Al Qaeda contro Pechino e contro Kadeer. La Cina cerca simpatia fra i Paesi islamici
Pechino (AsiaNews/Agenzie) – La Cina cerca di raffreddare la simpatia del mondo islamico verso la causa uiguri, mentre prende provvedimenti contro le minacce di gruppi islamici verso cinesi all’estero. Rebiya Kadeer, la leader uiguri che Pechino accusa di essere in combutta con il terrorismo, prende anch’essa le distanze dalle minacce di Al Qaeda.
Ieri il gruppo algerino Al Qaeda nel Maghreb islamico, ha minacciato rappresaglie contro i cinesi che lavorano in Africa del nord per vendicare l’uccisione e l’oppressione degli uiguri nello Xinjiang.
Il portavoce del ministero cinese degli esteri, Qin Gang, ha dichiarato ieri stesso che “terremo sotto controllo gli sviluppi e faremo sforzi insieme alle nazioni più importanti per prendere tutte le necessarie misure per assicurare la sicurezza di istituzioni e persone cinesi all’estero”.
“Il governo cinese – ha continuato – si oppone al terrorismo in qualunque forma e vorremmo aumentare la nostra cooperazione con altri paesi per combattere il terrorismo, garantendo sicurezza”.
In un appello ai Paesi islamici, Pechino ha chiesto che essi comprendano la politica e le azioni della Cina verso lo Xinjiang.
Anche Rebiya Kadeer, la leader uiguri in esilio negli Stati Uniti, rifiuta l’appello di Al Qaeda alla violenza. In una dichiarazione pubblicata sul sito del World Uyghur Congress, ella afferma di non credere che “la violenza sia la soluzione ad alcun problema”. E riguardo alle minacce del gruppo algerino, dice: “Il terrorismo globale non dovrebbe sfruttare le legittime aspirazioni del popolo uiguri e la presente tragedia nel Turkestan orientale per commettere atti di terrorismo che hanno come obbiettivo missioni diplomatiche o civili cinesi”.

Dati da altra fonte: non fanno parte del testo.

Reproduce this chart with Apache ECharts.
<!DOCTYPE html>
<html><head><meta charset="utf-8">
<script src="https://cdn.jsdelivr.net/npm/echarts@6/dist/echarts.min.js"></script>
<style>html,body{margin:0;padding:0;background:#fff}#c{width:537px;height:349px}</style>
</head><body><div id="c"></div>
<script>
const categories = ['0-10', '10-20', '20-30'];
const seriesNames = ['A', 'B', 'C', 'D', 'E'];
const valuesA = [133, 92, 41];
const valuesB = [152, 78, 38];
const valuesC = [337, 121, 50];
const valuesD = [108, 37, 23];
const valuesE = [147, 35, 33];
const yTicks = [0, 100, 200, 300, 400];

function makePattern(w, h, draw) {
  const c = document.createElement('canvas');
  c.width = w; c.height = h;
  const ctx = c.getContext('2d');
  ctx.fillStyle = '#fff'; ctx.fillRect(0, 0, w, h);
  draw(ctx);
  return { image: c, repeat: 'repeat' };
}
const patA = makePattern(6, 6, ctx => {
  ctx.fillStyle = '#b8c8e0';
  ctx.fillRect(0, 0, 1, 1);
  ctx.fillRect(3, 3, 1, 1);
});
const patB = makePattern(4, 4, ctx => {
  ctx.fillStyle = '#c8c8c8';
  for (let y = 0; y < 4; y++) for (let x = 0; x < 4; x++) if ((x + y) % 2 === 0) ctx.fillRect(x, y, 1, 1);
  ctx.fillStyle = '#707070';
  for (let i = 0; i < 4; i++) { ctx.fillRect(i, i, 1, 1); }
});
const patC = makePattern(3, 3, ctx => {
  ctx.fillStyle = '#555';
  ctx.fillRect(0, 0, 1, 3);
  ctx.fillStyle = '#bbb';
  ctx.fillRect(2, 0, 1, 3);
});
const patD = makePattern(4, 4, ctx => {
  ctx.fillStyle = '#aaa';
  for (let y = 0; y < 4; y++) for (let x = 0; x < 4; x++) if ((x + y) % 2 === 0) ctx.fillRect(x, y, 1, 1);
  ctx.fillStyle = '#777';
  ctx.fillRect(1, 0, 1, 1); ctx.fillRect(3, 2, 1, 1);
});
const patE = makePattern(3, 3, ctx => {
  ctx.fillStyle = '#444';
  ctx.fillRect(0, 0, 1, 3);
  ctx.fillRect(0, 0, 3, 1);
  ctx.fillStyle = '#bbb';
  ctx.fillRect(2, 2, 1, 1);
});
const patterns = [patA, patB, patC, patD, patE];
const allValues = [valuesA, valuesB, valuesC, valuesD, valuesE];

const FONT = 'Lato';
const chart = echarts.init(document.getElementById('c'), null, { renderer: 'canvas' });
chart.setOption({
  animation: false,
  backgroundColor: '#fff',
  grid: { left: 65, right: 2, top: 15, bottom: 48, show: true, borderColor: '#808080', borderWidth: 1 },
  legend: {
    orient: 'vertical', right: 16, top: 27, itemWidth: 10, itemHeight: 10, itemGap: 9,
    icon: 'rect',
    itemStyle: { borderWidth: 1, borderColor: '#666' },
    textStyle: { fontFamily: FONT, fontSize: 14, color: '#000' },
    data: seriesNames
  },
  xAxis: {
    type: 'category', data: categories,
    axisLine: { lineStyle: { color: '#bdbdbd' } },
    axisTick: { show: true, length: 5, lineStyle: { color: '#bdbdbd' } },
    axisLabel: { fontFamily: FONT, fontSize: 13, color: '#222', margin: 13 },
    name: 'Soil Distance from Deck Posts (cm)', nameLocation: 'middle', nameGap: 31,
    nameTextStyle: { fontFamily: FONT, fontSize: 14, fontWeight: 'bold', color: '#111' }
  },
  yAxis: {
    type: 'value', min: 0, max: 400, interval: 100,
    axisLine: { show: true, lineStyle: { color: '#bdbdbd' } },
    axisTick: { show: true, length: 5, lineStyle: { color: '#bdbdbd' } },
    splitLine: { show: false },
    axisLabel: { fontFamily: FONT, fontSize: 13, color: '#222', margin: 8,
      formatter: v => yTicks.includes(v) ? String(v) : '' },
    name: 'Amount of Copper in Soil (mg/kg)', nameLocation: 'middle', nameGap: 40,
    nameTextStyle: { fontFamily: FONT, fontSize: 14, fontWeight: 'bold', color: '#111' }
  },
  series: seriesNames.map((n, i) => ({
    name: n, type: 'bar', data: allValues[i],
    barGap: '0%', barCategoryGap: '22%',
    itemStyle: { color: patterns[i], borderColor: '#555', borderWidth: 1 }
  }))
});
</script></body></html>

Pechino continua ad accusare Rebiya Kadeer di essere la “mano nera” dietro tutte le rivolte della scorsa settimana, accusandola di essere in combutta con “il terrorismo, l’estremismo, il separatismo”.
In generale il mondo islamico – perlomeno i governi – sono rimasti in silenzio sulle stragi avvenute nello Xinjiang, preferendo buoni rapporti commerciali con la Cina ed evitando paragoni con il modo – spesso violento – con cui essi stessi schiacciano l’opposizione nei loro stessi Paesi.
L’unico ad alzare la voce è stato il premier turco Recep Tayyip Erdogan, che ha accusato Pechino di aver messo in atto “quasi un genocidio”. La popolazione turca ha legami linguistici, culturali e religiosi con quella uiguri.
Ieri la Cina ha domandato che Erdogan ritratti le sue affermazioni. In un editoriale pubblicato sul China Daily, si chiede al premier di ritirare le parole, che sono “irresponsabili e senza fondamento”, costituendo una “interferenza negli affari interni alla Cina”.